The money you pay into health insurance helps to pay for the healthcare of countless individuals whose life choices you may not agree with. You may help to pay for the HIV medication for someone who contracted the disease by having irresponsible sex. You may help to pay for chemotherapy for a person who developed throat cancer as a result of smoking cigarettes. You may dislike this; you may think these people are stupid for making mistakes that impacted their health. But you also probably realize that not everyone who engages in these behaviors will end up with these illnesses, just like not every fat person gets diabetes. It’s a roll of the dice. You still don’t get to say, “I don’t want my insurance premiums to pay for so-and-so’s healthcare because I disagree with their choices.”

The trouble with focusing on personal responsibility in regards to health is the reality that not everyone who gets sick is personally responsible for it. Not even fat people. There are plenty of folks who maintain totally “unhealthy” lifestyles by current standards, smoking and drinking with gusto, cooking everything in lard, and still persisting into their eighties and nineties. And there are also a great many people who are obsessively meticulous about the things they eat, and the exercise they get, and the environment in which they live, yet who still wind up dying too young from some unthinkable accident or some unpredictable disease.

Should healthcare only be made available to the virtuous and conventionally-attractive among us? Or to people who aren’t poor and who can therefore afford such things as quality food and gym memberships? Would you argue that only people who are well-educated, or people who are Christian, or people who are able-bodied should get full insurance coverage? Should healthcare only be offered to people who have never failed to report a symptom that resulted in a late diagnosis of a treatable disease? Is healthcare only for people who get themselves screened for breast cancer or colon cancer or prostate cancer at the appropriate ages and as often as recommended?

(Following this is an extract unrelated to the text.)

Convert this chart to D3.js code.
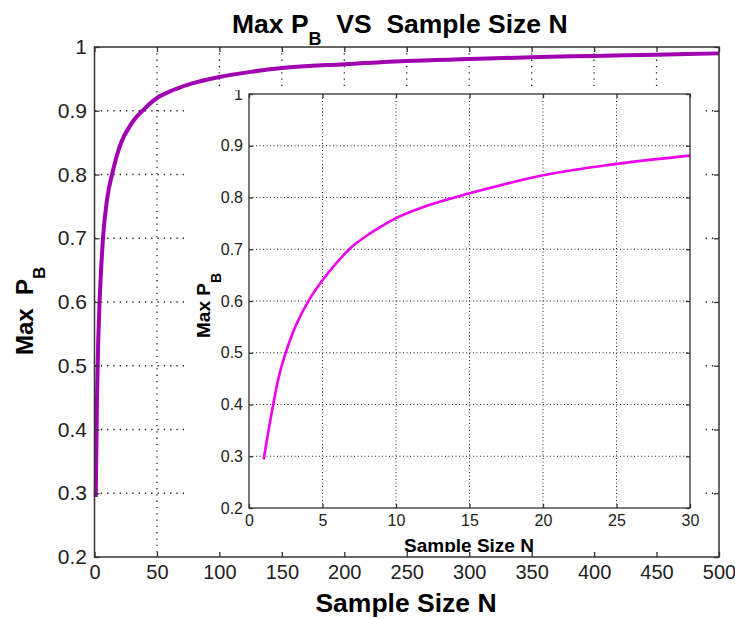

Is healthcare only for the physically perfect and morally pure?

These questions are a natural extension of the suggestion to restrict the coverage and punish the millions of Americans who qualify as being under that questionable umbrella of “obesity”, for having no self control or discipline, because this argument’s proponents also tend to accept the fallacy that fatness is easily enough managed with a little motivation. And what the “charge fat people more!” comments really come down to, in plain English, is people expressing that they don’t want to pay for certain people’s healthcare because they just don’t like those people. But that’s not how the system works, and arguably it shouldn’t work that way, because that would set a precedent for anybody who didn’t want to contribute to the healthcare of a particular group of people (people who are gay, for example, or people who are legal immigrants, or people who have a history of drug or alcohol abuse, and so on) to make a case against it.

For all the protestations of “fairness” and “equity” on the part of those who feel cheated by fat people allegedly soaking up all the precious healthcare, that’s an awfully unjust way of thinking.